▶ Goal: From the first line of the data below through the line holding "const yTicks = [0, 1000, 2000, 3000, 4000, 5000, 6000, 7000];", output each line exactly and leave the pictures out.
++++
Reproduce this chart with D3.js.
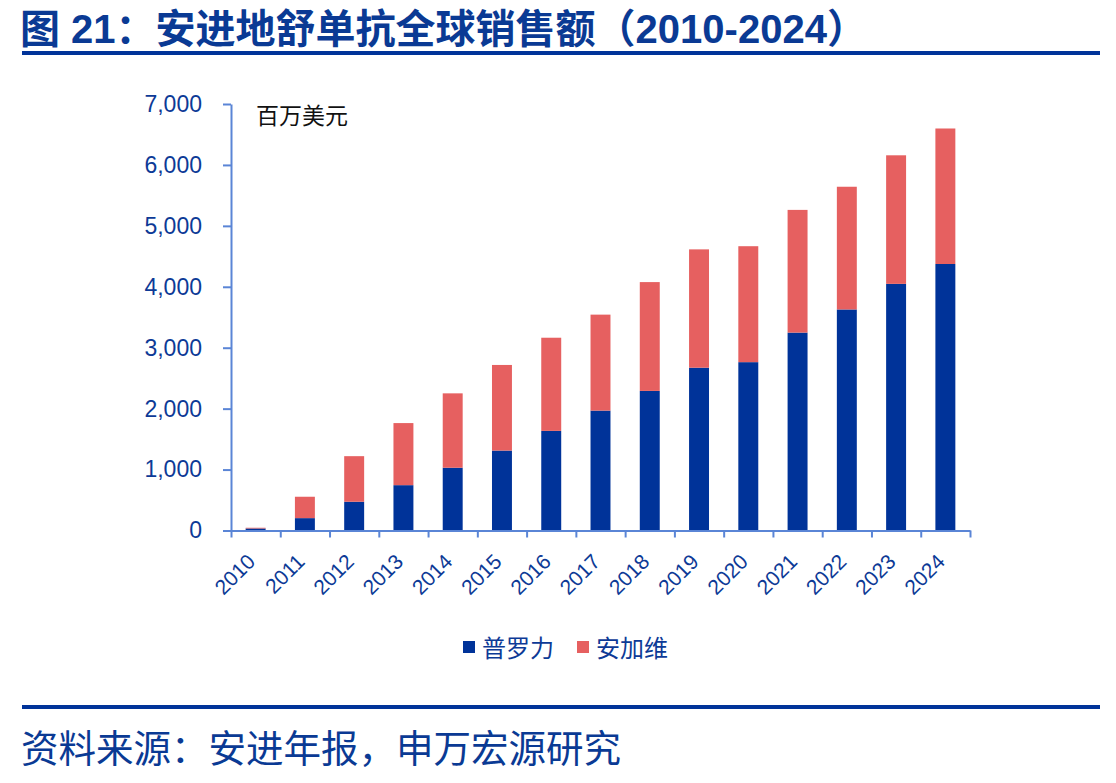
<!DOCTYPE html>
<html>
<head>
<meta charset="utf-8">
<script src="https://cdn.jsdelivr.net/npm/d3@7"></script>
<style>
  html, body { margin: 0; padding: 0; background: #fff; }
  svg text { font-family: "Liberation Sans", Arial, "Noto Sans CJK SC", sans-serif; }
  .cjk { font-family: "Noto Sans CJK SC", "Liberation Sans", sans-serif; }
</style>
</head>
<body>
<div id="chart"></div>
<script>
// --- Dữ liệu (百万美元) ---
const years  = ["2010","2011","2012","2013","2014","2015","2016","2017","2018","2019","2020","2021","2022","2023","2024"];
const prolia = [33, 203, 472, 744, 1030, 1312, 1635, 1968, 2291, 2672, 2763, 3248, 3628, 4048, 4374];
const xgeva  = [12, 351, 748, 1019, 1221, 1405, 1529, 1575, 1786, 1942, 1903, 2014, 2014, 2110, 2224];
const seriesNames = ["普罗力", "安加维"];
const yTicks = [0, 1000, 2000, 3000, 4000, 5000, 6000, 7000];

const W = 1116, H = 783;
const darkBlue = "#0d3a96", axisBlue = "#5a85d6";
const colors = ["#003399", "#e66060"];

const svg = d3.select("#chart").append("svg")
  .attr("width", W).attr("height", H);

// --- Tiêu đề ---
svg.append("text")
  .attr("x", 20).attr("y", 43)
  .attr("fill", "#0a3a94")
  .style("font-family", "'Liberation Sans', 'Noto Sans CJK SC', sans-serif")
  .style("font-size", "40px")
  .style("font-weight", "bold")
  .text("图 21：安进地舒单抗全球销售额（2010-2024）");

svg.append("rect").attr("x", 22).attr("y", 51).attr("width", 1078).attr("height", 4).attr("fill", "#003399");
svg.append("rect").attr("x", 22).attr("y", 705).attr("width", 1078).attr("height", 4).attr("fill", "#003399");

// --- Nguồn ---
svg.append("text")
  .attr("class", "cjk")
  .attr("x", 21).attr("y", 762)
  .attr("fill", "#0a3a94")
  .style("font-size", "37.5px")
  .text("资料来源：安进年报，申万宏源研究");

// --- Scale ---
const x = d3.scaleBand()
  .domain(years)
  .range([231, 970])
  .paddingInner(0.595)
  .paddingOuter(0.2975);

const y = d3.scaleLinear()
  .domain([0, 7000])
  .range([530.5, 104]);

// --- Stack ---
const rows = years.map((yr, i) => ({ year: yr, p: prolia[i], x: xgeva[i] }));
const stacked = d3.stack().keys(["p", "x"])(rows);

svg.append("g")
  .selectAll("g")
  .data(stacked)
  .join("g")
    .attr("fill", (d, i) => colors[i])
  .selectAll("rect")
  .data(d => d)
  .join("rect")
    .attr("x", d => x(d.data.year))
    .attr("y", d => y(d[1]))
    .attr("width", x.bandwidth())
    .attr("height", d => y(d[0]) - y(d[1]));

// --- Trục Y ---
const gy = svg.append("g")
  .attr("transform", "translate(231,0)")
  .call(d3.axisLeft(y)
    .tickValues(yTicks)
    .tickSize(8)
    .tickSizeOuter(0)
    .tickPadding(21)
    .tickFormat(d3.format(",")));
gy.select(".domain").attr("stroke", axisBlue).attr("stroke-width", 2);
gy.selectAll(".tick line").attr("stroke", axisBlue).attr("stroke-width", 2);
gy.selectAll(".tick text").attr("fill", darkBlue).style("font-size", "23px");

// --- Trục X (vạch ở ranh giới nhóm) ---
const xEdge = d3.scaleLinear().domain([0, years.length]).range([231, 970]);
const gx = svg.append("g")
  .attr("transform", "translate(0,530.5)")
  .call(d3.axisBottom(xEdge)
    .tickValues(d3.range(years.length + 1))
    .tickSize(7)
    .tickSizeOuter(0)
    .tickFormat(""));
gx.select(".domain").attr("stroke", axisBlue).attr("stroke-width", 2);
gx.selectAll(".tick line").attr("stroke", axisBlue).attr("stroke-width", 2);

svg.append("g")
  .selectAll("text")
  .data(years)
  .join("text")
    .attr("transform", d => `translate(${x(d) + x.bandwidth() / 2 + 1},563) rotate(-45)`)
    .attr("text-anchor", "end")
    .attr("fill", darkBlue)
    .style("font-size", "21px")
    .text(d => d);

// --- Đơn vị ---
svg.append("text")
  .attr("class", "cjk")
  .attr("x", 256).attr("y", 124)
  .attr("fill", "#111")
  .style("font-size", "23px")
  .text("百万美元");

// --- Legend ---
const legendX = [463, 577];
seriesNames.forEach((name, i) => {
  svg.append("rect")
    .attr("x", legendX[i]).attr("y", 641)
    .attr("width", 12).attr("height", 12)
    .attr("fill", colors[i]);
  svg.append("text")
    .attr("class", "cjk")
    .attr("x", legendX[i] + 19).attr("y", 657)
    .attr("fill", darkBlue)
    .style("font-size", "24px")
    .text(name);
});
</script>
</body>
</html>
++++
▶ Task result:
Reproduce this chart with D3.js.
<!DOCTYPE html>
<html>
<head>
<meta charset="utf-8">
<script src="https://cdn.jsdelivr.net/npm/d3@7"></script>
<style>
  html, body { margin: 0; padding: 0; background: #fff; }
  svg text { font-family: "Liberation Sans", Arial, "Noto Sans CJK SC", sans-serif; }
  .cjk { font-family: "Noto Sans CJK SC", "Liberation Sans", sans-serif; }
</style>
</head>
<body>
<div id="chart"></div>
<script>
// --- Dữ liệu (百万美元) ---
const years  = ["2010","2011","2012","2013","2014","2015","2016","2017","2018","2019","2020","2021","2022","2023","2024"];
const prolia = [33, 203, 472, 744, 1030, 1312, 1635, 1968, 2291, 2672, 2763, 3248, 3628, 4048, 4374];
const xgeva  = [12, 351, 748, 1019, 1221, 1405, 1529, 1575, 1786, 1942, 1903, 2014, 2014, 2110, 2224];
const seriesNames = ["普罗力", "安加维"];
const yTicks = [0, 1000, 2000, 3000, 4000, 5000, 6000, 7000];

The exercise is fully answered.